# Looked like a demasoni



## Dego510 (Mar 9, 2009)

A few months back I posted a few fish that I bought off craigslist as demasoni. They later developed a yellow on their top fin and tail, but they were still young so there were many guesses. Please let me know what you think now. I think it's a demasoni hybrid of some kind because the bars continue all the way to the tail.

The pictures are of the most dominant male. I have 7 other similar fish that are just a more pale version.


----------



## noki (Jun 13, 2003)

Don't know if there is any Demasoni in there. Sort of Cynotilapia looking. Do the bars come and go, or are they pretty constant like a Demasoni?

What did they look like when smaller? Demasoni should look like perfect Demasoni, even at an inch.


----------



## steelers fan (Jun 26, 2009)

afra cobue???


----------



## Fogelhund (Dec 3, 2002)

steelers fan said:


> afra cobue???


No


----------



## steelers fan (Jun 26, 2009)

al-right


----------



## steelers fan (Jun 26, 2009)

how bout jalo reef???


----------



## Matt1986 (May 15, 2009)

Looks like a Hongi to me..


----------



## Dego510 (Mar 9, 2009)

noki said:


> What did they look like when smaller? Demasoni should look like perfect Demasoni, even at an inch.


When they were smaller, they looked like demasoni. Actually, I got fry from 2 different sources and they all looked the same. When they got to the 1" mark is when the yellow fins started appearing, so I separated them from the demasoni.



noki said:


> Do the bars come and go, or are they pretty constant like a Demasoni?
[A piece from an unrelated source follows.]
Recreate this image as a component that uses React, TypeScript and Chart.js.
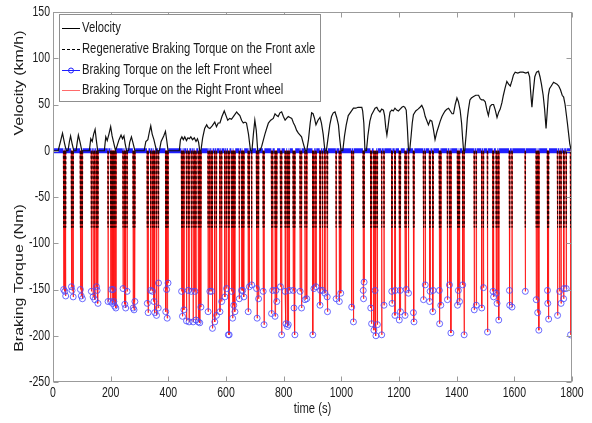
import React, { useEffect, useRef } from 'react';
import { Chart, registerables } from 'chart.js';

Chart.register(...registerables);

// Vehicle speed over the drive cycle (s, km/h)
const velTime = [
  0, 18, 26, 33, 40, 46, 52, 57, 61, 66, 72, 80, 84, 88, 94, 100, 126, 131, 136, 141, 146, 150, 155, 178, 183, 188,
  194, 200, 205, 211, 217, 222, 229, 236, 241, 246, 250, 255, 262, 266, 272, 277, 284, 316, 322, 329, 334, 339, 344,
  350, 356, 360, 369, 375, 384, 390, 395, 399, 438, 442, 447, 452, 457, 463, 468, 473, 478, 484, 490, 496, 501, 505,
  509, 513, 519, 526, 533, 538, 544, 552, 561, 567, 573, 579, 586, 594, 600, 606, 613, 619, 628, 637, 642, 648, 654,
  660, 666, 671, 678, 685, 690, 695, 700, 705, 710, 718, 724, 729, 735, 741, 747, 755, 764, 770, 776, 781, 787, 793,
  799, 805, 810, 816, 822, 828, 834, 839, 845, 851, 857, 862, 868, 875, 880, 886, 892, 897, 902, 907, 912, 919, 926,
  931, 937, 943, 948, 954, 960, 966, 972, 978, 984, 990, 994, 999, 1005, 1011, 1017, 1024, 1033, 1042, 1050, 1058,
  1066, 1071, 1074, 1078, 1082, 1087, 1092, 1099, 1105, 1112, 1117, 1123, 1128, 1134, 1140, 1146, 1150, 1154, 1158,
  1162, 1166, 1169, 1175, 1180, 1186, 1192, 1198, 1204, 1210, 1215, 1220, 1225, 1229, 1233, 1237, 1242, 1246, 1250,
  1258, 1266, 1273, 1279, 1285, 1291, 1296, 1302, 1308, 1314, 1319, 1325, 1331, 1337, 1343, 1349, 1354, 1360, 1366,
  1372, 1378, 1384, 1389, 1395, 1401, 1406, 1412, 1417, 1421, 1424, 1428, 1433, 1437, 1441, 1446, 1451, 1456, 1466,
  1476, 1482, 1487, 1493, 1499, 1505, 1510, 1516, 1522, 1528, 1534, 1540, 1546, 1551, 1557, 1562, 1568, 1574, 1580,
  1586, 1592, 1597, 1603, 1612, 1620, 1630, 1640, 1648, 1653, 1657, 1661, 1665, 1671, 1677, 1684, 1689, 1694, 1700,
  1705, 1710, 1714, 1718, 1722, 1728, 1736, 1742, 1748, 1754, 1760, 1766, 1771, 1776, 1780, 1784, 1788, 1792, 1796,
  1800,
];
const velKmh = [
  0, 0, 10, 19, 8, 0, 0, 10, 16, 8, 0, 0, 9, 17, 9, 0, 0, 13, 10, 18, 23, 12, 0, 0, 15, 11,
  18, 26, 16, 8, 0, 5, 12, 17, 13, 16, 8, 0, 0, 9, 15, 9, 0, 0, 10, 12, 20, 27, 18,
  12, 4, 0, 0, 10, 16, 21, 10, 0, 0, 12, 15, 12, 15, 11, 14, 13, 15, 12, 14, 10, 13, 9,
  0, 0, 14, 24, 28, 25, 24, 27, 31, 26, 30, 30, 37, 43, 38, 33, 35, 34, 38, 42, 40, 38, 33,
  30, 31, 30, 18, 0, 0, 18, 33, 22, 0, 0, 5, 11, 18, 24, 30, 33, 35, 40, 38, 37, 41, 42,
  37, 33, 35, 37, 36, 35, 30, 27, 22, 19, 17, 15, 8, 0, 0, 12, 30, 41, 40, 35, 28, 33, 36,
  30, 18, 0, 0, 14, 28, 37, 41, 42, 36, 28, 14, 0, 0, 16, 28, 38, 42, 46, 46, 47,
  47, 47, 43, 30, 0, 0, 16, 32, 39, 43, 46, 47, 44, 42, 45, 44, 38, 25, 17,
  26, 36, 42, 44, 43, 46, 44, 43, 45, 47, 48, 47, 44, 25, 0, 0, 16, 30, 39,
  43, 45, 47, 49, 45, 37, 33, 28, 33, 32, 24, 12, 20, 26, 32, 37, 40, 43, 45,
  46, 43, 40, 40, 50, 57, 53, 44, 30, 12, 0, 0, 18, 35, 45, 55, 57, 58, 60,
  60, 56, 55, 55, 53, 44, 38, 48, 50, 50, 44, 36, 42, 45, 52, 60, 68, 75, 72,
  70, 76, 82, 85, 84, 85, 85, 84, 85, 80, 62, 47, 62, 80, 85, 86, 80, 72, 60,
  45, 24, 42, 60, 67, 70, 74, 73, 72, 70, 66, 60, 58, 50, 40, 30, 19, 8, 2,
  0,
];

// Friction braking torque samples on the front wheels (s, Nm)
const brakeTime = [
  37, 41, 44, 64, 66, 70, 95, 98, 102, 133, 139, 145, 151, 153, 156,
  191, 200, 203, 206, 208, 211, 214, 218, 243, 249, 252, 257, 278, 281, 284,
  327, 330, 339, 345, 350, 353, 359, 365, 366, 391, 394, 396, 399,
  446, 449, 454, 463, 469, 472, 480, 486, 492, 496, 504, 509, 513,
  538, 544, 550, 553, 561, 567, 579, 585, 596, 602, 608, 611, 619, 623, 627, 631,
  646, 654, 658, 662, 677, 681, 689, 706, 708, 713, 729, 732,
  758, 762, 770, 773, 776, 789, 793, 805, 808, 813, 816, 820, 833, 836, 839,
  857, 862, 874, 880, 901, 905, 912, 926, 928, 935, 943, 951, 952, 982, 993, 998,
  1036, 1042, 1076, 1077, 1079, 1102, 1105, 1113, 1117, 1120, 1125, 1140, 1148,
  1175, 1176, 1186, 1187, 1201, 1204, 1205, 1221, 1225, 1233, 1250, 1252,
  1285, 1291, 1306, 1308, 1317, 1318, 1340, 1341, 1345, 1368, 1375, 1380,
  1403, 1406, 1410, 1421, 1426, 1461, 1468, 1487, 1493, 1507, 1526, 1528, 1537, 1540, 1546,
  1583, 1584, 1592, 1638, 1676, 1681, 1685, 1715, 1716, 1719,
  1750, 1757, 1762, 1771, 1772, 1780, 1795,
];
const brakeTorque = [
  -150, -152, -157, -147, -151, -158, -150, -157, -160, -152, -158, -161, -147, -151, -165,
  -163, -163, -150, -165, -150, -163, -168, -170, -149, -166, -170, -152, -170, -172, -163,
  -165, -175, -151, -152, -163, -175, -178, -170, -143, -174, -150, -181, -143,
  -152, -179, -172, -184, -151, -185, -152, -185, -152, -183, -185, -186, -169,
  -174, -152, -152, -192, -185, -178, -174, -163, -158, -149, -199, -199, -152, -181, -167, -174,
  -160, -151, -151, -158, -174, -147, -145, -149, -181, -160, -152, -188,
  -176, -151, -179, -151, -163, -147, -199, -152, -187, -190, -188, -151, -151, -170, -199,
  -152, -170, -161, -160, -199, -149, -147, -167, -151, -151, -154, -158, -174, -160, -163, -154,
  -169, -185, -151, -160, -142, -170, -187, -194, -151, -200, -188, -199, -167,
  -152, -165, -178, -151, -183, -151, -174, -178, -150, -154, -175, -185,
  -161, -145, -163, -152, -174, -151, -151, -187, -167, -161, -145, -197,
  -167, -151, -163, -145, -199, -172, -167, -170, -148, -196, -152, -158, -154, -165, -183,
  -151, -167, -169, -152, -161, -175, -194, -151, -165, -182,
  -178, -152, -165, -160, -149, -149, -199,
];

// Regenerative torque on the front axle during each braking sample (Nm)
const regenTorque = -83;

const xTicks = [0, 200, 400, 600, 800, 1000, 1200, 1400, 1600, 1800];
const yTicks = [150, 100, 50, 0, -50, -100, -150, -200, -250];

const legendLabels = [
  'Velocity',
  'Regenerative Braking Torque on the Front axle',
  'Braking Torque on the left Front wheel',
  'Braking Torque on the Right Front wheel',
];

const FONT = '"Liberation Sans", Arial, Helvetica, sans-serif';
const SQUEEZE = 0.75;
const BLUE = '#1f1fff';
const RED = 'rgba(255,20,20,0.8)';

type Pt = { x: number; y: number | null };

// Zero line with a one-sample spike for each braking sample
function wheelSeries(times: number[], values: number[]): Pt[] {
  const byTime = new Map<number, number>();
  times.forEach((t, i) => byTime.set(t, values[i]));
  const sorted = [...byTime.keys()].sort((a, b) => a - b);
  const pts: Pt[] = [{ x: 0, y: 0 }];
  sorted.forEach((t) => {
    const last = pts[pts.length - 1];
    if (!byTime.has(t - 1) && (last.x as number) < t - 1) pts.push({ x: t - 1, y: 0 });
    pts.push({ x: t, y: byTime.get(t)! });
    if (!byTime.has(t + 1)) pts.push({ x: t + 1, y: 0 });
  });
  pts.push({ x: 1800, y: 0 });
  return pts;
}

// Isolated regenerative spikes (gaps between them)
function regenSeries(times: number[]): Pt[] {
  const pts: Pt[] = [];
  [...new Set(times)].sort((a, b) => a - b).forEach((t) => {
    pts.push({ x: t - 1, y: 0 }, { x: t, y: regenTorque }, { x: t + 1, y: 0 }, { x: t + 1, y: null });
  });
  return pts;
}

// Helvetica-like text, narrowed horizontally
function squeezedText(
  ctx: CanvasRenderingContext2D,
  text: string,
  x: number,
  y: number,
  size: number,
  align: CanvasTextAlign,
  rotate = false,
) {
  ctx.save();
  ctx.translate(x, y);
  ctx.scale(SQUEEZE, 1);
  if (rotate) ctx.rotate(-Math.PI / 2);
  ctx.font = `${size}px ${FONT}`;
  ctx.textAlign = align;
  ctx.textBaseline = 'middle';
  ctx.fillStyle = '#1a1a1a';
  ctx.fillText(text, 0, 0);
  ctx.restore();
}

const decorations = {
  id: 'decorations',
  afterDraw(chart: Chart) {
    const { ctx, chartArea: a } = chart;
    const xs = chart.scales.x;
    const ys = chart.scales.y;
    ctx.save();

    // axes box
    ctx.strokeStyle = '#9b9b9b';
    ctx.lineWidth = 1;
    const L = Math.round(a.left) + 0.5;
    const R = Math.round(a.right) - 0.5;
    const T = Math.round(a.top) + 0.5;
    const B = Math.round(a.bottom) - 0.5;
    ctx.strokeRect(L, T, R - L, B - T);

    // inward tick marks on all four sides
    ctx.beginPath();
    xs.ticks.forEach((tk) => {
      const px = Math.round(xs.getPixelForValue(tk.value)) + 0.5;
      ctx.moveTo(px, B);
      ctx.lineTo(px, B - 5);
      ctx.moveTo(px, T);
      ctx.lineTo(px, T + 5);
    });
    ys.ticks.forEach((tk) => {
      const py = Math.round(ys.getPixelForValue(tk.value)) + 0.5;
      ctx.moveTo(L, py);
      ctx.lineTo(L + 5, py);
      ctx.moveTo(R, py);
      ctx.lineTo(R - 5, py);
    });
    ctx.stroke();

    // tick labels
    xs.ticks.forEach((tk) => {
      squeezedText(ctx, String(tk.value), xs.getPixelForValue(tk.value), a.bottom + 11, 14, 'center');
    });
    ys.ticks.forEach((tk) => {
      squeezedText(ctx, String(tk.value), a.left - 3, ys.getPixelForValue(tk.value), 14, 'right');
    });

    // legend
    const bx = 59.5;
    const by = 14.5;
    const bw = 261;
    const bh = 87;
    ctx.fillStyle = '#ffffff';
    ctx.fillRect(bx, by, bw, bh);
    ctx.strokeStyle = '#8f8f8f';
    ctx.strokeRect(bx, by, bw, bh);
    const rows = [28, 49, 70, 90];
    const lx0 = 62;
    const lx1 = 80;
    rows.forEach((ry, i) => {
      ctx.save();
      ctx.beginPath();
      ctx.moveTo(lx0, ry + 0.5);
      ctx.lineTo(lx1, ry + 0.5);
      ctx.lineWidth = 1;
      if (i === 0) {
        ctx.strokeStyle = '#000000';
      } else if (i === 1) {
        ctx.strokeStyle = '#000000';
        ctx.setLineDash([3, 2]);
      } else if (i === 2) {
        ctx.strokeStyle = BLUE;
      } else {
        ctx.strokeStyle = '#ff6a6a';
      }
      ctx.stroke();
      if (i === 2) {
        ctx.beginPath();
        ctx.arc((lx0 + lx1) / 2, ry + 0.5, 2.5, 0, Math.PI * 2);
        ctx.stroke();
      }
      ctx.restore();
      squeezedText(ctx, legendLabels[i], 82, ry, 15, 'left');
    });

    // axis titles
    squeezedText(ctx, 'Velocity (km/h)', 20, 83, 16, 'center', true);
    squeezedText(ctx, 'Braking Torque (Nm)', 20, 278, 16, 'center', true);
    squeezedText(ctx, 'time (s)', (a.left + a.right) / 2, 409, 15, 'center');

    ctx.restore();
  },
};

export default function App() {
  const canvasRef = useRef<HTMLCanvasElement>(null);

  useEffect(() => {
    const canvas = canvasRef.current;
    if (!canvas) return;

    const velocity = velTime.map((t, i) => ({ x: t, y: velKmh[i] }));
    const wheel = wheelSeries(brakeTime, brakeTorque);
    const regen = regenSeries(brakeTime);
    const onZero = (c: any) => c.p0.parsed.y === 0 && c.p1.parsed.y === 0;

    const chart = new Chart(canvas, {
      type: 'line',
      data: {
        datasets: [
          {
            label: legendLabels[0],
            data: velocity,
            borderColor: '#111111',
            borderWidth: 1.2,
            pointRadius: 0,
            tension: 0,
          },
          {
            label: legendLabels[1],
            data: regen,
            borderColor: '#2a0000',
            borderWidth: 1,
            borderDash: [3, 2],
            pointRadius: 0,
            spanGaps: false,
          },
          {
            // left wheel: zero band plus circle markers; its spikes coincide with the right wheel's
            label: legendLabels[2],
            data: wheel,
            borderColor: BLUE,
            borderWidth: 1,
            pointRadius: (c: any) => (c.raw && c.raw.y !== 0 ? 3 : 0),
            pointBorderColor: 'rgba(70,70,255,0.8)',
            pointBackgroundColor: 'rgba(0,0,0,0)',
            pointBorderWidth: 1,
            segment: {
              borderWidth: (c: any) => (onZero(c) ? 5 : 1),
              borderColor: (c: any) => (onZero(c) ? BLUE : 'rgba(0,0,0,0)'),
            },
          },
          {
            label: legendLabels[3],
            data: wheel,
            borderColor: RED,
            borderWidth: 1,
            pointRadius: 0,
          },
        ],
      },
      options: {
        animation: false,
        responsive: false,
        parsing: false as any,
        normalized: true,
        layout: { padding: { top: 12, right: 20, left: 0, bottom: 0 } },
        plugins: {
          legend: { display: false },
          tooltip: { enabled: false },
        },
        scales: {
          x: {
            type: 'linear',
            min: 0,
            max: 1800,
            afterBuildTicks: (s: any) => {
              s.ticks = xTicks.map((v) => ({ value: v }));
            },
            afterFit: (s: any) => {
              s.height = 41;
            },
            grid: { display: false, drawTicks: false },
            border: { display: false },
            ticks: { display: false },
          },
          y: {
            type: 'linear',
            min: -250,
            max: 150,
            afterBuildTicks: (s: any) => {
              s.ticks = yTicks.map((v) => ({ value: v }));
            },
            afterFit: (s: any) => {
              s.width = 53;
            },
            grid: { display: false, drawTicks: false },
            border: { display: false },
            ticks: { display: false },
          },
        },
      },
      plugins: [decorations],
    });

    return () => chart.destroy();
  }, []);

  return (
    <div style={{ position: 'absolute', left: 0, top: 0, width: 592, height: 423, background: '#ffffff' }}>
      <canvas ref={canvasRef} width={592} height={423} style={{ display: 'block', width: 592, height: 423 }} />
    </div>
  );
}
The bars are pretty constant, however, besides the dominant male in the picture above, the other 7 are more pale in comparison. The bars are there but not as predominant.


----------



## why_spyder (Mar 2, 2006)

steelers fan said:


> how bout jalo reef???


Nope, Jalo Reef have a distinct all-yellow dorsal fin. Striping into the dorsal isn't common but can happen - but very little.

I'm not sure if it's the photo or my eyes - but is there a patch of yellow up the forehead in front of the dorsal fin?


----------



## chris777 (Jun 27, 2008)

First thing that came to mind was yellow top mbamba but after looking more i am thinking its not :lol:


----------



## gudismonsta (Oct 12, 2009)

i thought hongi also, but could be zebra of some kind..


----------



## Danzx6r (Oct 12, 2009)

Labidochromis Hongi SRT

This is my prediction.... Nice looking fish!

Dan :thumb:


----------